The FIFA World Cup games are coming to a close soon, and its finals will take place on December 18. And while soccer, or football, is obviously the star of the show, the unsung hero of this year’s games is the innovative typography designed by the team of Dino Santos, Rui Abreu, and Hussein Alazaat.
We had the opportunity to chat with Monotype Creative Type Director Charles Nix about the innovation and creativity behind the 2022 games’ typography and identity. He reveals there’s plenty more to it than meets the eye, from the visual’s homages to Arabic calligraphy to how it balances a sport with its surrounding culture.
Can you explain how typography has affected the 2022 World Cup identity?
Typography is a key player in the 2022 World Cup identity. As a typographer, I think it’s the captain. The color scheme and the symbol are fantastic players, but there’s only one captain.
The World Cup is a global event in a local setting. We collectively look forward to it, we enjoy it, and we remember it. Typography identifies it. It’s the dress of the words that we see repeatedly in the lead up to and during the games. And when we look back to Qatar in 2022, we’ll think of the World Cup and that type treatment.

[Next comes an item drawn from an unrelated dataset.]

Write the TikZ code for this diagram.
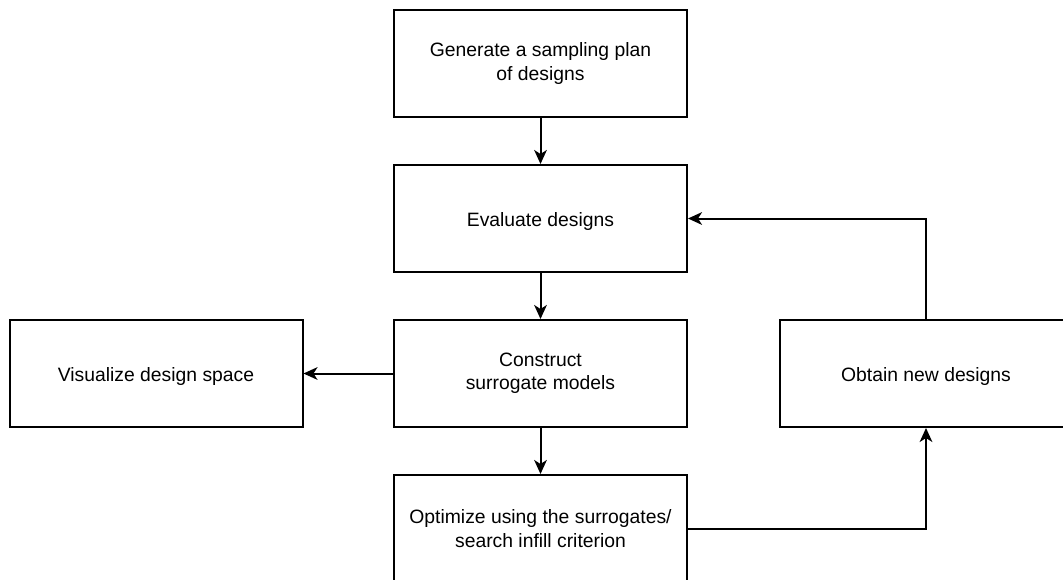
\documentclass[tikz,border=0pt]{standalone}
\usepackage{fontspec}
\setmainfont{Liberation Sans}
\usetikzlibrary{arrows.meta,positioning}

\begin{document}
\begin{tikzpicture}[x=0.75pt,y=-0.75pt,font=\fontsize{14.5}{17.4}\selectfont,
  stepbox/.style={draw,line width=1.5pt,minimum width=219.75pt,minimum height=80.25pt,align=center,inner sep=0pt,
    execute at begin node={\rule{0pt}{15pt}}},
  flow/.style={line width=1.5pt,-{Stealth[length=10.5pt,width=9.5pt,inset=3pt]}}]
\useasboundingbox (0,0) rectangle (1063,579);
\clip (0,0) rectangle (1063,579);
% main column
\node[stepbox] (plan) at (540.5,63.5) {Generate a sampling plan\\ of designs};
\node[stepbox] (eval) at (540.5,218.5) {Evaluate designs};
\node[stepbox] (surr) at (540.5,373.5) {Construct\\ surrogate models};
\node[stepbox] (opt) at (540.5,528.5) {Optimize using the surrogates/\\ search infill criterion};
% side boxes
\node[stepbox] (vis) at (156,373.5) {Visualize design space};
\node[stepbox] (new) at (926,373.5) {Obtain new designs};
\draw[flow] (plan) -- (eval);
\draw[flow] (eval) -- (surr);
\draw[flow] (surr) -- (opt);
\draw[flow] (surr) -- (vis);
\draw[flow] (opt.east) -| (new.south);
\draw[flow] (new.north) |- (eval.east);
\end{tikzpicture}
\end{document}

How do culture and sports influence the typography within the World Cup identity?
The sport is global; the culture is local. The effect on typography is precisely what you’d expect: it strives to reflect the local; to balance the international sport with the pride of the host’s culture. Typography is particularly good at that. On a functional level, typography represents language, but on an aesthetic level, it layers in additional meaning. You can say “Qatar” in nearly any font, but careful typography allows you say something about Qatar.
The font design takes inspiration from traditional Arabic calligraphy, but can you explain how this process works? Also, how difficult is it to take inspiration from other type styles?
The Latin and Arabic typefaces for the 2022 World Cup were designed simultaneously by the talented team of Dino Santos, Rui Abreu, and Hussein Alazaat. Their collaboration is what makes it work.
The most noticeable “crossover moment is the extension of the t in “Qatar”. At first I had my doubts about it as a treatment. The extension has a precedent in Arabic. The kasheeda is a means of justifying text— of making words longer to fit a line. In Latin-script typesetting, we’d increase the word spaces to achieve the same effect. Adding the kasheeda makes the word look more Arabic.
That could be seen as a pastiche or typographic stereotype, and initially that came to mind. But then I listened to players and commentators from all over the world struggling to pronounce “Qatar”— groping for emphasis— and I developed a fondness for it as a sort of typographic pronunciation lesson.
The “2022” is a different story. Latin numbers are actually Arabic figures, adapted into Latin script in the 13th century. They’ve always looked Arabic because of their horizontal emphasis. The multiple twos show this handsomely.
The standout number in the Qatar lockup is the “0” with a diacritical dot inside and an inverted pendant shape. At first, this appears to be a purely decorative element— and it is decorative— but it also has typographic precedence. Typographers sometimes design zeroes with slashes or dots inside (0) to differentiate them from capital O’s. There’s no chance of that kind of confusion here, but the typographic wink is charming.
Can you explain the symbolism of the decorative elements throughout the World Cup’s identity system?
The symbolism of the decorative elements in the Qatar World Cup identity are best described by the Portuguese consultancy Unlock who did the work:
- “Diacritic dots”: Marks placed above and below letters in Arabic
- Football: Presented in a geometric style, referencing Arab culture.
- FIFA World Cup™ trophy shape: The most renowned silhouette in the football world
- Infinity symbol and figure 8: This symbol is multifaceted, representing the 8 stadiums where the FIFA World Cup™ will be played and the human connection that will endure long past the tournament.
- The flow of the shawl: The top of the emblem represents the elegant movement of the shawl, which is worn around the world—and in the Arab and Gulf region in particular—by a variety of people and in various styles.
- An intriguing 3D object: Designed to surprise and delight, the emblem can rotate to reveal a perfect circle, reflecting both our planet and football.
- Decorative elements: Floral patterns, like those embroidered on Qatari shawls, are important elements of Qatar’s heritage. Based on traditional Arab art, these decorations reflect the richness of Middle Eastern culture.
- A typeface with a human touch: The elegance of hand-written Arabic calligraphy inspired the typeface, witnessed here is the extended line between letters, called kasheeds, and the unique letter Q.”
What do you wish more people knew about the 2022 World Cup typography?
That the type family was designed by the amazing team of Dino Santos, Rui Abreu, and Hussein Alazaat.
That Latin and Arabic letters were designed simultaneously for maximum harmony between the scripts.
That the identity was created by the stalwart Portuguese consultancy Unlock.
That football— and typography— is life!